>>>

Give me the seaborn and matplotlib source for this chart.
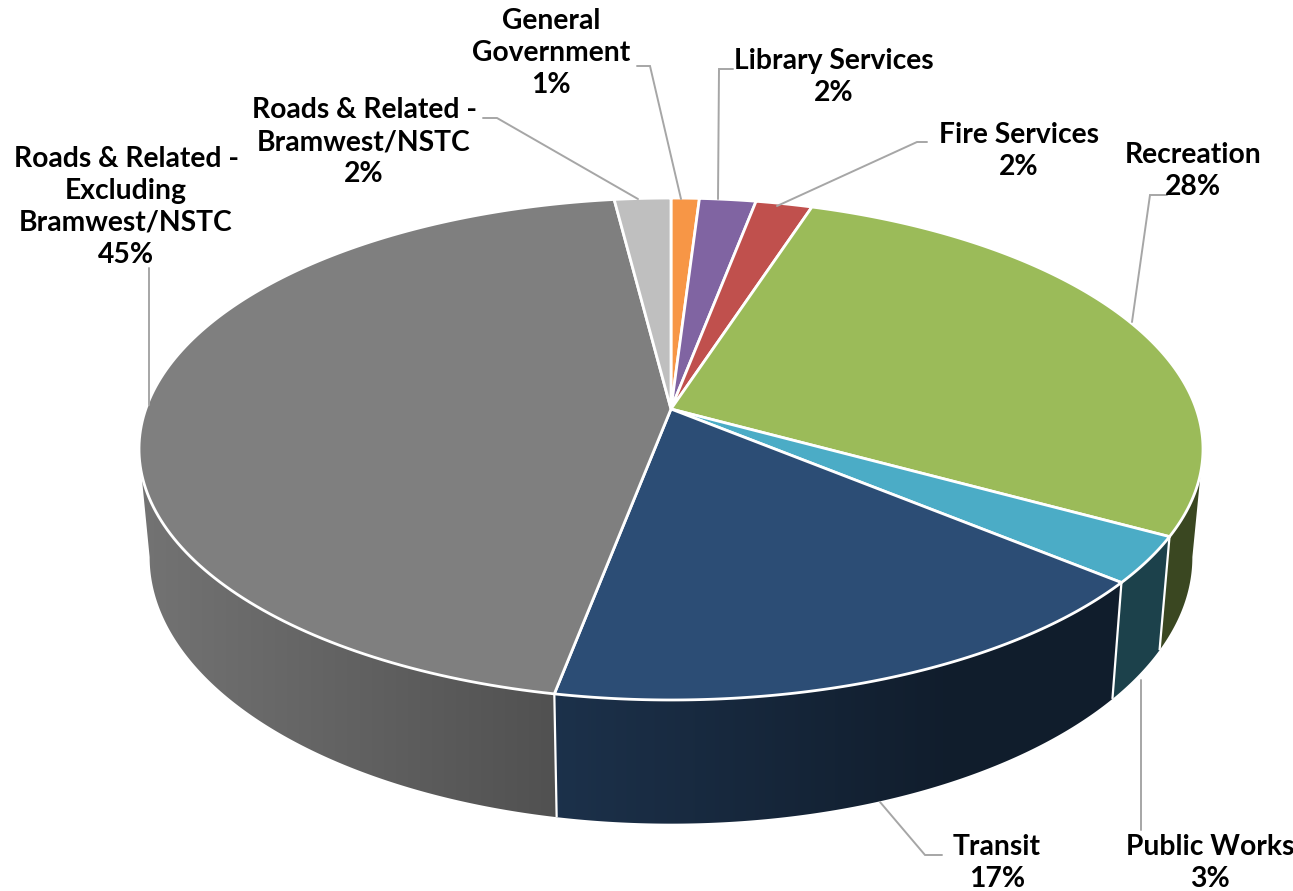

<<<
>>>

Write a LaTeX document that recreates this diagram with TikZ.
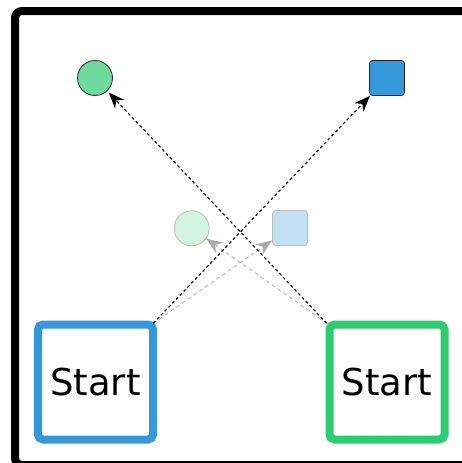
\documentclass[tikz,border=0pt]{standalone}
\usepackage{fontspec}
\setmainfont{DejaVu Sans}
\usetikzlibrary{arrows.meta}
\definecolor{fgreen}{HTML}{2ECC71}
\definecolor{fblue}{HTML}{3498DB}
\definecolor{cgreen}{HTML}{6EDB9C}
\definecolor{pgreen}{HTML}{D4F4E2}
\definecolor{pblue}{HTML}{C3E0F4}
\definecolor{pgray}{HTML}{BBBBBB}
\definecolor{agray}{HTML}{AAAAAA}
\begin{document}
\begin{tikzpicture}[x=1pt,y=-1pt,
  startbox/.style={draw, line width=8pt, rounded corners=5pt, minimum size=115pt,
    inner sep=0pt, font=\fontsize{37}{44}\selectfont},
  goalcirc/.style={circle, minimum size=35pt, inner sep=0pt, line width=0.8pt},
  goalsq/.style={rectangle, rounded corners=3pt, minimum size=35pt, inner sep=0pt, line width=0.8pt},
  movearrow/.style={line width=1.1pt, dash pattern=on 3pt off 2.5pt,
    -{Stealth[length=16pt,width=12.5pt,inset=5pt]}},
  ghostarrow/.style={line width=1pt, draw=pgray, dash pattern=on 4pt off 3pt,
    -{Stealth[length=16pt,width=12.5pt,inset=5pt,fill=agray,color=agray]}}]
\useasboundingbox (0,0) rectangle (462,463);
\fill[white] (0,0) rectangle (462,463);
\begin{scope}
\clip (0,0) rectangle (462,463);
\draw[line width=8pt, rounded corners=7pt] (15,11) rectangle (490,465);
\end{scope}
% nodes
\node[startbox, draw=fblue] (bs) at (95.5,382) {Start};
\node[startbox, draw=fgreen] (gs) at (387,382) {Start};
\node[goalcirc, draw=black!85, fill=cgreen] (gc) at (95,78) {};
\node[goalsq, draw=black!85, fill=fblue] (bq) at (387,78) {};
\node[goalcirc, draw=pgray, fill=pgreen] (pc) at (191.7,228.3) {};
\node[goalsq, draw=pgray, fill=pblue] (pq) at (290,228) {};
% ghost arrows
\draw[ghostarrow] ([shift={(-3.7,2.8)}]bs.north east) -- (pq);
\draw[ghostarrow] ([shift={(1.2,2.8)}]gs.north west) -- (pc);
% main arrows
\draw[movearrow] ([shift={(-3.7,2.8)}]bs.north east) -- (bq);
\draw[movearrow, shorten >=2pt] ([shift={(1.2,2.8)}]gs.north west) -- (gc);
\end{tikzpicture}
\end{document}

<<<

Identify and copy the lines holding the word "this".

Give me the seaborn and matplotlib source for this chart.
Write a LaTeX document that recreates this diagram with TikZ.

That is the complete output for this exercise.